Radio Internationale d'Haïti EN DIRECT!

lundi 3 mars 2025

Les trois (3) indépendances de la République dominicaine

 

La nation voisine, qui célèbre sa fête nationale le 27 février, est un cas unique en Amérique latine : elle a proclamé son indépendance à trois reprises, en 1821, 1844 et 1865. Une histoire marquée par des périodes de domination, de résistance et, parfois, d’entraide, dans un passé où les relations entre les deux nations de l’île ont oscillé entre conflit et coopération.

La première indépendance survient en 1821, mais elle trouve ses racines plus tôt. En 1814, par le Traité de Paris, l’Espagne récupère la partie orientale de l’île, mettant fin à un premier élan d’autonomie. Sept ans plus tard, le 30 novembre 1821, José Núñez de Cáceres, un criollo (créole) cultivé, s’allie au colonel noir Pablo Alí, à la tête du Batallón de Pardos Libres (bataillon des mulâtres libres), pour désarmer les troupes espagnoles à Santo Domingo. Pendant une nuit, ils hissent un drapeau tricolore et proclament l’État indépendant de la Partie espagnole d’Haïti, rêvant d’intégrer la Confédération de la Grande-Colombie, qui englobe alors des territoires correspondant à l’Équateur, au Panama, au Venezuela et à la Colombie actuels.

Cette indépendance, effective dès le 1er décembre 1821, ne dure que jusqu’au 9 février 1822. La veille, le président Jean-Pierre Boyer franchit la frontière avec 12 mille soldats. Accueilli triomphalement par la population de Santo Domingo, il reçoit les clés de la ville au son de 21 coups de canon et d’un Te Deum chanté dans la cathédrale. L’île est unifiée sous le drapeau haïtien, et Núñez de Cáceres, dépassé, s’exile après une ultime tentative pour rallier Bolívar. Cette période, dite « république éphémère », marque le début d’une histoire partagée.

De 1822 à 1844, la partie orientale de l'île est rattachée à la République d’Haïti. Boyer réorganise l’administration en six départements : le Nord, l'Ouest, le Sud et l'Artibonite à l’ouest, tandis que l’est est divisé en Ozama et Cibao.
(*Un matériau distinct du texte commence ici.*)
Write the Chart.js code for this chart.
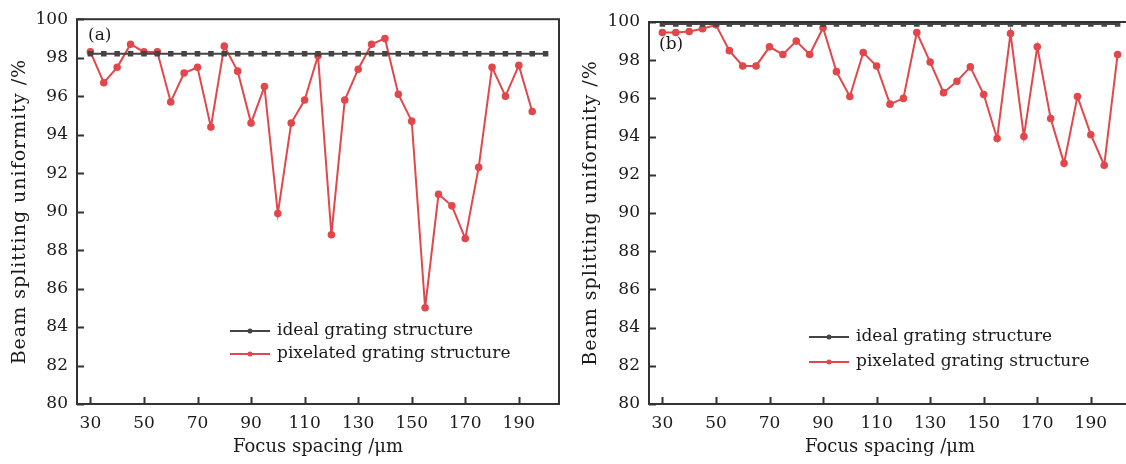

Il abolit l’esclavage dans l’Est mais impose des lois strictes, dont le Code rural, qui oblige les habitants à cultiver des produits d’exportation. Les biens de l’Église catholique sont saisis, et les différences culturelles, notamment la langue espagnole et le catholicisme face au français et aux traditions haïtiennes, suscitent du mécontentement.

Les Dominicains refusent de contribuer au paiement de l’indemnité imposée par la France. La politique foncière et la réorganisation de l’agriculture imposées par le gouvernent haïtien renforcent leur hostilité. La crise politique et économique qui s’ensuit est exploitée par les opposants au régime boyériste, tant à l’est qu’à l’ouest, aboutissant au renversement de Boyer en 1843 et à une instabilité prolongée.

En 1838, Juan Pablo Duarte fonde La Trinitaria, une société secrète d’inspiration catholique et libérale, structurée en cellules clandestines pour organiser la séparation de l’Est. Exilé en 1843, il ne voit pas l’aboutissement immédiat de son projet, mais ses idées continuent d’influencer le mouvement indépendantiste dominicain.

 1844 : La séparation d’Haïti

Le 27 février 1844, la deuxième indépendance éclate dans la capitale. À la Puerta del Conde, vers onze heures du soir, Francisco del Rosario Sánchez et Matías Ramón Mella tirent un coup de canon et hissent le drapeau bleu et rouge orné d’une croix blanche. Duarte, toujours en exil, est absent, mais son influence guide l’action. Avec Tomás Bobadilla, ancien fonctionnaire de Boyer devenu premier président de la Junta Central Gubernativa (Junte centrale gouvernementale), et les frères Pedro et Ramón Santana, riches hateros (éleveurs), ils occupent la forteresse Ozama et chassent les militaires haïtiens sans effusion de sang. La République dominicaine est fondée, avec pour devise Dios, Patria y Libertad (Dieu, Patrie et Liberté), officialisée par une constitution en novembre 1844.

Il est crucial de noter que La Trinitaria n’était pas qu’un groupe de rebelles : c’était une vision d’État souverain, opposée à toute tutelle, y compris celle de Boyer. Le soutien citoyen et militaire est massif dans l’Est, bien que certains restent sceptiques, hantés par la peur d’un retour à l’esclavage. Dans les forces armées, des mutineries éclatent, mais Bobadilla et José Joaquín Puello, dirigeant noir influent de La Trinitaria, assurent qu’il n’y aura pas de régression. Convaincus, les récalcitrants déposent les armes.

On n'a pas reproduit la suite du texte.